Dynamic VNF Orchestration for UAV-Aided Emergency Networks: A Learning and Optimization Control Loop Framework

Today, the integration of Unmanned Aerial Vehicles (UAVs) and open-source 5G frameworks (e.g., OpenAirInterface, Open5GS) has become an emerging solution to address many communication challenges in various emergency scenarios. While UAVs can provide a rapid and flexible deployment that traditional base stations cannot achieve, open-source 5G frameworks remove the need for proprietary hardware and automate operations by virtualization in telecom deployments.
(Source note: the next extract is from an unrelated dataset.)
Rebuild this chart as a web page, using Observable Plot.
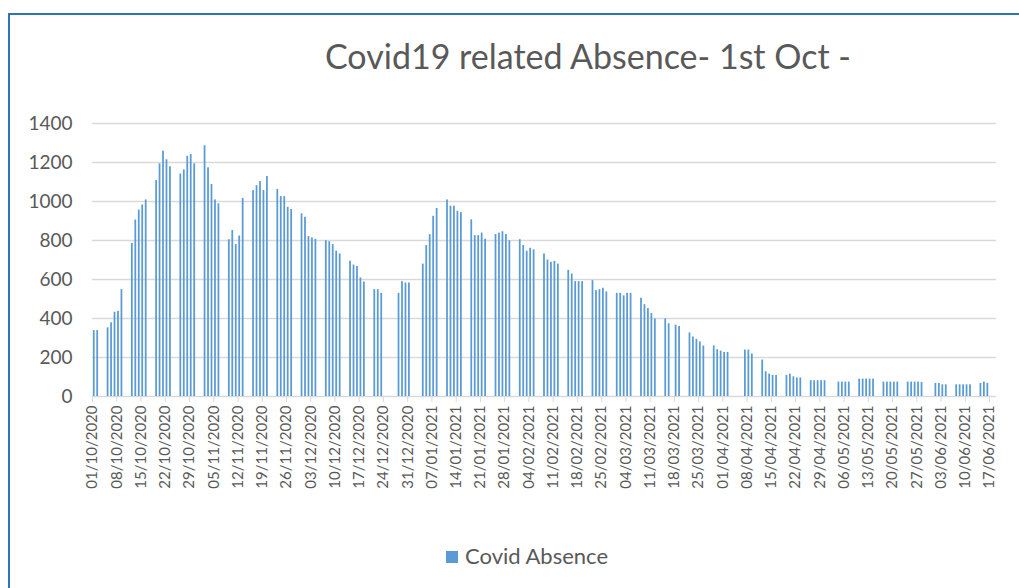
<!DOCTYPE html>
<html>
<head>
<meta charset="utf-8">
<script src="https://cdn.jsdelivr.net/npm/d3@7"></script>
<script src="https://cdn.jsdelivr.net/npm/@observablehq/plot@0.6"></script>
<style>
  html, body { margin: 0; padding: 0; background: #ffffff; }
  #wrap { position: relative; width: 1019px; height: 588px; overflow: hidden; font-family: Lato, "Open Sans", sans-serif; color: #595959; }
  #frame { position: absolute; left: 8px; top: 13px; width: 1019px; height: 600px; border-top: 2px solid #2e75b6; border-left: 2px solid #2e75b6; box-sizing: border-box; pointer-events: none; }
  #title { position: relative; height: 100px; }
  #title span { position: absolute; left: 325px; top: 39px; font-size: 34px; line-height: 1; white-space: nowrap; }
  #chart svg { display: block; }
  #legend { position: relative; height: 88px; }
  #legend .item { position: absolute; left: 446px; top: 45px; display: flex; align-items: center; font-size: 22px; line-height: 1; white-space: nowrap; }
  #legend .sw { width: 12px; height: 12px; background: #5b9bd5; margin-right: 7px; margin-top: 2px; }
</style>
</head>
<body>
<div id="wrap">
  <div id="frame"></div>
  <div id="title"><span>Covid19 related Absence- 1st Oct -</span></div>
  <div id="chart"></div>
  <div id="legend"><div class="item"><div class="sw"></div><span id="legtext"></span></div></div>
</div>
<script>
const seriesName = "Covid Absence";

const dates = [
  "01/10/2020","02/10/2020",
  "05/10/2020","06/10/2020","07/10/2020","08/10/2020","09/10/2020",
  "12/10/2020","13/10/2020","14/10/2020","15/10/2020","16/10/2020",
  "19/10/2020","20/10/2020","21/10/2020","22/10/2020","23/10/2020",
  "26/10/2020","27/10/2020","28/10/2020","29/10/2020","30/10/2020",
  "02/11/2020","03/11/2020","04/11/2020","05/11/2020","06/11/2020",
  "09/11/2020","10/11/2020","11/11/2020","12/11/2020","13/11/2020",
  "16/11/2020","17/11/2020","18/11/2020","19/11/2020","20/11/2020",
  "23/11/2020","24/11/2020","25/11/2020","26/11/2020","27/11/2020",
  "30/11/2020","01/12/2020","02/12/2020","03/12/2020","04/12/2020",
  "07/12/2020","08/12/2020","09/12/2020","10/12/2020","11/12/2020",
  "14/12/2020","15/12/2020","16/12/2020","17/12/2020","18/12/2020",
  "21/12/2020","22/12/2020","23/12/2020",
  "28/12/2020","29/12/2020","30/12/2020","31/12/2020",
  "04/01/2021","05/01/2021","06/01/2021","07/01/2021","08/01/2021",
  "11/01/2021","12/01/2021","13/01/2021","14/01/2021","15/01/2021",
  "18/01/2021","19/01/2021","20/01/2021","21/01/2021","22/01/2021",
  "25/01/2021","26/01/2021","27/01/2021","28/01/2021","29/01/2021",
  "01/02/2021","02/02/2021","03/02/2021","04/02/2021","05/02/2021",
  "08/02/2021","09/02/2021","10/02/2021","11/02/2021","12/02/2021",
  "15/02/2021","16/02/2021","17/02/2021","18/02/2021","19/02/2021",
  "22/02/2021","23/02/2021","24/02/2021","25/02/2021","26/02/2021",
  "01/03/2021","02/03/2021","03/03/2021","04/03/2021","05/03/2021",
  "08/03/2021","09/03/2021","10/03/2021","11/03/2021","12/03/2021",
  "15/03/2021","16/03/2021","18/03/2021","19/03/2021",
  "22/03/2021","23/03/2021","24/03/2021","25/03/2021","26/03/2021",
  "29/03/2021","30/03/2021","31/03/2021","01/04/2021","02/04/2021",
  "07/04/2021","08/04/2021","09/04/2021",
  "12/04/2021","13/04/2021","14/04/2021","15/04/2021","16/04/2021",
  "19/04/2021","20/04/2021","21/04/2021","22/04/2021","23/04/2021",
  "26/04/2021","27/04/2021","28/04/2021","29/04/2021","30/04/2021",
  "04/05/2021","05/05/2021","06/05/2021","07/05/2021",
  "10/05/2021","11/05/2021","12/05/2021","13/05/2021","14/05/2021",
  "17/05/2021","18/05/2021","19/05/2021","20/05/2021","21/05/2021",
  "24/05/2021","25/05/2021","26/05/2021","27/05/2021","28/05/2021",
  "01/06/2021","02/06/2021","03/06/2021","04/06/2021",
  "07/06/2021","08/06/2021","09/06/2021","10/06/2021","11/06/2021",
  "14/06/2021","15/06/2021","16/06/2021"
];

const absence = [
  338,338,
  352,378,432,437,548,
  785,905,956,982,1008,
  1107,1193,1258,1214,1178,
  1141,1162,1232,1241,1193,
  1286,1173,1087,1008,988,
  804,851,779,823,1016,
  1056,1081,1102,1056,1128,
  1062,1025,1025,970,959,
  937,
  919,820,813,806,
  799,794,779,745,731,
  693,674,667,608,587,
  548,548,529,
  529,589,582,582,
  679,774,830,924,964,
  1008,976,976,950,943,
  906,825,825,838,806,
  831,838,845,831,799,
  804,774,745,760,752,
  731,700,688,693,679,
  647,628,589,589,589,
  594,543,548,555,536,
  529,529,516,529,529,
  504,471,451,425,398,
  398,373,366,359,
  326,305,293,280,259,
  259,240,233,226,226,
  238,238,218,
  187,127,115,108,108,
  108,115,101,95,95,
  81,81,81,81,81,
  74,74,74,74,
  89,89,89,89,89,
  74,74,74,74,74,
  74,74,74,74,72,
  67,67,60,60,
  60,60,60,60,60,
  67,74,67
];

const tickLabels = [
  "01/10/2020","08/10/2020","15/10/2020","22/10/2020","29/10/2020",
  "05/11/2020","12/11/2020","19/11/2020","26/11/2020",
  "03/12/2020","10/12/2020","17/12/2020","24/12/2020","31/12/2020",
  "07/01/2021","14/01/2021","21/01/2021","28/01/2021",
  "04/02/2021","11/02/2021","18/02/2021","25/02/2021",
  "04/03/2021","11/03/2021","18/03/2021","25/03/2021",
  "01/04/2021","08/04/2021","15/04/2021","22/04/2021","29/04/2021",
  "06/05/2021","13/05/2021","20/05/2021","27/05/2021",
  "03/06/2021","10/06/2021","17/06/2021"
];

const yTicks = [0, 200, 400, 600, 800, 1000, 1200, 1400];
const xStart = "01/10/2020";
const xEnd = "19/06/2021";

const parse = d3.utcParse("%d/%m/%Y");
const fmt = d3.utcFormat("%d/%m/%Y");
const data = dates.map((d, i) => ({ date: parse(d), next: d3.utcDay.offset(parse(d), 1), value: absence[i] }));
const tickDates = tickLabels.map(parse);

document.getElementById("legtext").textContent = seriesName;

const chart = Plot.plot({
  width: 1019,
  height: 400,
  marginTop: 23,
  marginBottom: 104,
  marginLeft: 92,
  marginRight: 23,
  style: { fontFamily: "Lato, 'Open Sans', sans-serif", color: "#595959", background: "transparent" },
  x: { type: "utc", domain: [parse(xStart), parse(xEnd)], label: null },
  y: { domain: [0, 1400], label: null },
  marks: [
    Plot.gridY(yTicks, { stroke: "#d9d9d9", strokeOpacity: 1, strokeWidth: 1.4 }),
    Plot.rectY(data, { x1: "date", x2: "next", y: "value", fill: "#5b9bd5", insetLeft: 0.85, insetRight: 0.85 }),
    Plot.axisX({ ticks: tickDates, tickFormat: fmt, tickRotate: -90, tickSize: 6, tickPadding: 3, stroke: "#d9d9d9", strokeOpacity: 1, fill: "#595959", fontSize: 15, label: null }),
    Plot.axisY({ ticks: yTicks, tickFormat: d => String(d), tickSize: 0, tickPadding: 20, fill: "#595959", fontSize: 19, label: null })
  ]
});
document.getElementById("chart").appendChild(chart);
</script>
</body>
</html>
This research focuses on emergency scenarios where the terrestrial infrastructure fails to satisfy coverage, such as in forests or maritime environment. We investigate the impact of optimized routing strategies in the split O-RAN architecture, aiming to optimize the quality of service (QoS) in uncertain and dynamic coverage environments. To address these challenges, we propose an optimization control loop for Service Function Chain (SFC)-enabled services, with a strong emphasis on deploying 5G functionalities within the split O-RAN architecture. This framework decomposes the problem into two subproblems: (1) a routing optimization across terrestrial and non-terrestrial networks, addressed using a Multi-Agent Deep Deterministic Policy Gradient (MADDPG)-based method, and (2) a dynamic VNF scaling problem for SFC deployment, solved with a Block-Successive-Upper-Bound-Minimization (BSUM)- based algorithm. Leveraging the flexibility of the 5G split O-RAN architecture, we implement and evaluate our solutions in a UAVassisted emergency setting. Extensive simulations demonstrate that our approach outperforms existing benchmarks in resource efficiency, service reliability, and cost-effectiveness.